Paul Simmons, CFA
Senior Analyst, Client Needs Research
The pandemic has impacted our daily life in unexpected ways. But what do life changes and unexpected events mean for your financial strategy? Although you can’t anticipate all of life’s curveballs, preparing your financial strategy for the unexpected could better position you to reach your long-term goals.
Depending on your life stage, there are specific risks to consider and incorporate into your financial strategy. We’ve outlined three key stages of evolving needs and certain risks associated with them.
1. Providing for your family’s future
When you’re younger and just starting out, you may be balancing many financial goals. If so, your most valuable asset may be your future income.
How can you help build some security? In addition to an emergency fund, life and disability income insurance can help replace your income and protect your other longer-term goals. If you sign up for your employer’s coverage, make sure the amount meets your needs, taking into account your liabilities, income and other goals, such as education costs for any children. Also, employer-sponsored insurance typically doesn’t stay with you if you lose or change your job.

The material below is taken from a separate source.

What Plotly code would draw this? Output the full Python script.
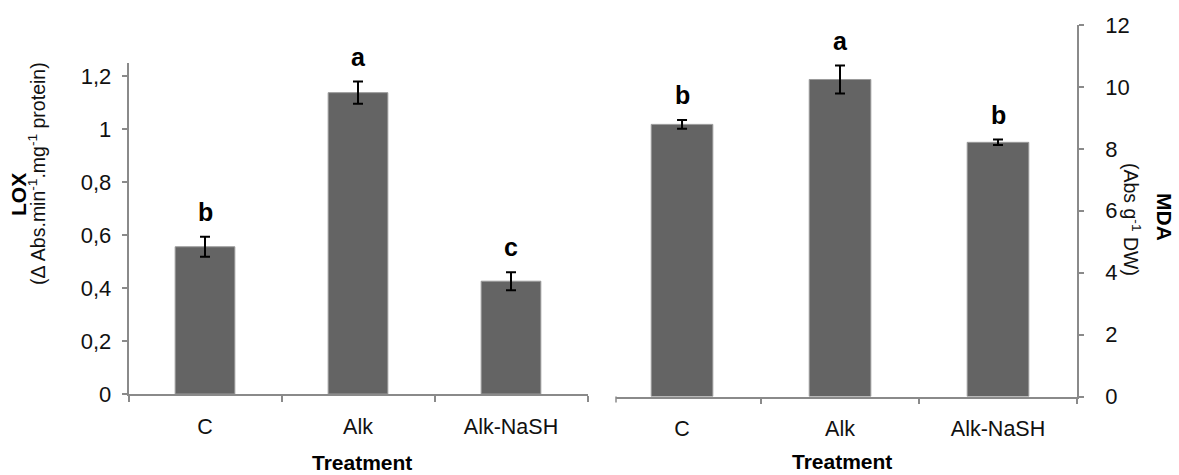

An individual life or disability income insurance policy not only offers more flexibility but also may be more cost-effective.
Be sure you have a clear understanding of your budget when considering insurance solutions. As your personal and financial situations change over time, review your coverage regularly to help keep you on track.
2. Protecting what you’ve worked for
As you near retirement, protecting the financial security you’ve created for yourself and your family becomes important. You’ll want to address the following risks:
Long-term care – 68% of retirees and pre-retirees say their greatest financial worry in retirement is health and long-term care costs.1 Medicare-approved plans don’t cover most long-term health care expenses, which can range from nearly $55,000 for home health to over $100,000 for a private nursing home per year.2 We recommend planning for two to three years of long-term care expenses (using your portfolio, insurance or both) as part of your overall retirement strategy.
Living longer than expected – Diversifying your income sources can help your money last longer. Various sources include Social Security, pensions and portfolio withdrawals. In addition, annuities can provide you with income you can’t outlive. Balancing these strategies provides flexibility for your withdrawal strategy over time.
3. Passing on your legacy
If you have strategies in place to transfer assets to your family or honor a favorite charity, don’t “set it and forget it.” Your life changes over time; tax laws and regulations also can change. It’s important to review your estate strategy, including beneficiary designations and life insurance policies, to ensure everything is up-to-date and aligned with your goals.
Your financial advisor can help with balancing your retirement and legacy goals, determining an appropriate insurance strategy and reviewing beneficiaries. But it takes a team approach – you, your financial advisor and your CPA or attorney – to build a strategy to pass on your legacy.
Taking the first step
The pandemic has created a lot of unexpected events, and we’ve all had to adapt. Now is a good time to review how your needs may have changed and if your goals remain appropriate. To get started, outline where you are today, and then decide what you need to do to prepare for tomorrow. Depending on your life stage and goals, you may need to account for additional risks.
The good news is you don’t have to go it alone. Your financial advisor can work with you to review your current situation and develop a strategy to help you prepare for the unexpected.
Everyone shares these risks
There are some risks everyone should be prepared for. But how you protect yourself and the impact of each risk can change throughout your life.
Unexpected expense risks – Plan on having three to six months’ worth of cash on hand. If you’re retired, plan to cover about a year’s worth of living expenses for everyday spending in addition to three months of cash for emergencies.
Medical risks – Take advantage of any employer-sponsored health insurance. If you’re retired, Medicare and Medicare Supplemental Insurance typically replace your employer’s coverage. Be sure to review your coverage each year.
Liability risks – How you insure your house, car, etc, can change throughout your life. It’s important to “shop around” and review your coverage limits. As your assets increase, adding an umbrella policy may be appropriate.
Investment risks – Having a diversified portfolio aligned with your risk tolerance and time horizon is important to protect against market risks. As you age, your time horizon and risk tolerance will likely change. Regularly rebalance your portfolio, review your time horizon associated with each goal, and evaluate your risk tolerance.
1 Source: Edward Jones/Age Wave study “The Four Pillars of the New Retirement,” 2021.
2 Source: Genworth’s 2020 Cost of Care.
Diversification does not guarantee a profit or protect against loss in declining markets.
Edward Jones is a licensed insurance producer in all states and Washington, D.C., through Edward D. Jones & Co., L.P., and in California, New Mexico and Massachusetts through Edward Jones Insurance Agency of California, L.L.C.; Edward Jones Insurance Agency of New Mexico, L.L.C.; and Edward Jones Insurance Agency of Massachusetts, L.L.C.
Edward Jones, its employees and financial advisors are not estate planners and cannot provide tax or legal advice. You should consult your estate-planning attorney or qualified tax advisor regarding your situation.